Pages 496-512 | Published online: 09 Aug 2013
 

Abstract

This paper considers the argument that arts practitioners are rarely acknowledged by cultural policy researchers as being more than marginally involved in policy-making. Drawing on public policy analysis which pays attention to a breadth of policy actors, and on the concept of civil society, the paper examines whether these approaches can help to better investigate and understand the role of arts practitioners in the policy process. It discusses this subject in relation to cultural policy in general and in the specific arena of British arts policy, focusing on original case-study research of playwrights’ organisations and playwriting policy. The case-study evidence demonstrates that arts practitioners – through involvement in policy debate and implementation, and their own initiatives and activities – are frequently engaged in the policy process and thus more broadly in the democratic public domain. Understanding of cultural policy development is therefore considerably weakened if the role of practitioners is ignored.

Acknowledgements

I would like to acknowledge the support of a British Academy Overseas Conference Grant enabling the presentation of an earlier version of this paper. I would also like to thank Per Mangset for his very helpful commentary on that paper, and the anonymous reviewers for their useful remarks on the revised version.

Notes

1. Written materials include primary documents in the North-West Playwrights archive (John Rylands Library, University of Manchester), the personal archive of playwright David Edgar on the Theatre Writers’ Union, and documentation provided by interviewees and others involved in the field. Thirty-three people were interviewed comprehensively, and another eight gave short interviews or answered specific queries. The interviewees were playwrights and people working for playwrights’ organisations; artistic directors and literary managers of theatre companies; local authority arts officers; Arts Council and Regional Arts Board officers. Cf. Woddis (Citation2005, Introduction & Appendix 1).

2. TWU, covering England and Wales, was established in 1975 and grew to 500 members by the 1990s. In 1997, it merged with the Writers’ Guild of Great Britain (itself formed in 1958 and representing writers in a variety of media).
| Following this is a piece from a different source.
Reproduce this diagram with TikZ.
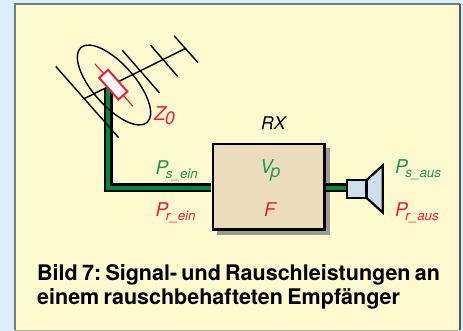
\documentclass[tikz,border=0pt]{standalone}
\usepackage{fontspec}
\setmainfont{TeX Gyre Heros}
\usetikzlibrary{calc}
\definecolor{bgblue}{HTML}{DBEEFF}
\definecolor{panel}{HTML}{FFF9CF}
\definecolor{panelline}{HTML}{6F7F80}
\definecolor{boxfill}{HTML}{EBDDBB}
\definecolor{shadowgray}{HTML}{9A9A9A}
\definecolor{wiregreen}{HTML}{008A36}
\definecolor{labgreen}{HTML}{1F9A50}
\definecolor{labred}{HTML}{E8203F}
\definecolor{spkblue}{HTML}{CDDFEC}
\tikzset{
  lab/.style={font=\fontsize{19}{20}\selectfont\itshape,inner sep=0pt,anchor=base west},
  siglab/.style={lab,text=labgreen},
  noiselab/.style={lab,text=labred},
  antline/.style={draw=black,line width=1.4pt,line cap=round},
  rxbox/.style={draw=black,line width=2.6pt,fill=boxfill,minimum width=111.5pt,minimum height=85.5pt,inner sep=0pt},
  spkbox/.style={draw=black,line width=2.2pt,fill=spkblue,minimum width=19pt,minimum height=18pt,inner sep=0pt},
  caption/.style={font=\fontsize{21.5}{24}\selectfont\bfseries,inner sep=0pt,anchor=base west}
}
\newcommand{\subx}[1]{\kern-2.5pt\raisebox{-3.5pt}{\fontsize{13.4}{14}\selectfont #1}}
\newcommand{\captight}{\frenchspacing\spaceskip=0.2em\relax}
\begin{document}
\begin{tikzpicture}[x=1pt,y=-1pt]
\useasboundingbox (0,0) rectangle (463,331);
\fill[bgblue] (0,0) rectangle (463,331);
\fill[panel] (15,4) rectangle (460,330);
\draw[panelline,line width=1.5pt] (15,330) -- (15,4) -- (460,4);
\draw[panelline!70!black,line width=1.5pt] (460,4) -- (460,330);
\draw[panelline!60!panel,line width=1pt] (15,330) -- (460,330);
% receiver
\fill[shadowgray] (217,148) rectangle (330,235);
\node[rxbox] (rx) at (268.7,186.9) {};
% feeder
\coordinate (feedtop) at (108,88);
\coordinate (rxin) at (211,188);
\coordinate (rxout) at (326,188);
\draw[black,line width=9pt,line join=miter] (feedtop) |- (rxin);
\draw[wiregreen,line width=4.8pt,line join=miter] (feedtop) |- (rxin);
% speaker
\node[spkbox] (spk) at (356.3,188.7) {};
\draw[black,line width=9pt] (rxout) -- (spk.west |- rxout);
\draw[wiregreen,line width=4.8pt] (rxout) -- (spk.west |- rxout);
\draw[black,line width=2.2pt,fill=spkblue,line join=miter] (366.7,180) -- (382.7,165.5) -- (382.7,212.5) -- (366.7,198) -- cycle;
% antenna
\draw[antline] (84,98.7) -- (185.7,48.3);
\draw[antline] (56,66.7) -- (118.3,137.3);
\draw[antline] (122.7,50.7) -- (159.3,92.7);
\draw[antline] (150.7,45.3) -- (177.3,76);
\draw[antline] (174.3,36) -- (197.7,62.3);
\draw[black,line width=1.4pt] (114,85) ellipse[x radius=50,y radius=21,rotate=-48.5];
\draw[labred,line width=1.2pt] (95,64) -- (132.7,106);
\node[draw=labred,line width=2pt,fill=white,minimum width=29pt,minimum height=12pt,inner sep=0pt,rotate=-48.5] (dipole) at (113.3,84.7) {};
% labels
\node[noiselab] (z0) at (154,121) {Z\kern-1pt\raisebox{-4pt}{\fontsize{18}{18}\selectfont 0}};
\node[lab,text=black,font=\fontsize{17.5}{18}\selectfont\itshape] (rxl) at (261,129.5) {RX};
\node[siglab] (psein) at (155.5,175) {P\subx{s\_ein}};
\node[noiselab] (prein) at (155.5,216.5) {P\subx{r\_ein}};
\node[siglab] (vp) at (260,174) {V\subx{\fontsize{18}{18}\selectfont p}};
\node[noiselab] (f) at (264,216) {F};
\node[siglab] (psaus) at (395,174) {P\subx{s\_aus}};
\node[noiselab] (praus) at (395,216.5) {P\subx{r\_aus}};
% caption
\node[caption] (cap1) at (37,280) {\captight Bild 7: Signal- und Rauschleistungen an};
\node[caption] (cap2) at (37,304) {\captight einem rauschbehafteten Empfänger};
\end{tikzpicture}
\end{document}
3. Unlike most of the writers’ organisations, NPT was not set-up as a self-help group, but as a service for playwrights with paid staff. Its members also included theatre companies, literary agents, directors, and television and radio companies.

4. Monsterism – a manifesto. http://www.monsterists.com/pages/manifesto.html, accessed 12 July 2005.

5. Theatre Writers Union, Newsletter, Winter 1991/2, p. 6.

6. Author’s interview with writer Graeme Rigby, March 1999.

7. Theatre Writers’ Group press release, 1st January 1976. (In the personal archive of David Edgar, hereafter referred to as [DE].)

8. TWU, Underpayment of playwrights: devolution and the TMA theatres, December 1983. [DE].

9. Jonathan Meth, Playing fast and loose, ArtsNews (Magazine of the National Campaign for the Arts), Issue 64, Summer 2003, p. 14.

10. Cf, for example, Independent Theatre Council, ITC policy matters, Issue 4, pp. 1–2, July 2000.

11. This point is also made briefly in McGuigan, 2004, pp. 51 and 132.

12. Unsolicited scripts – un-attributed insert in TWU Executive Committee Minutes, 5th March 1994 [DE].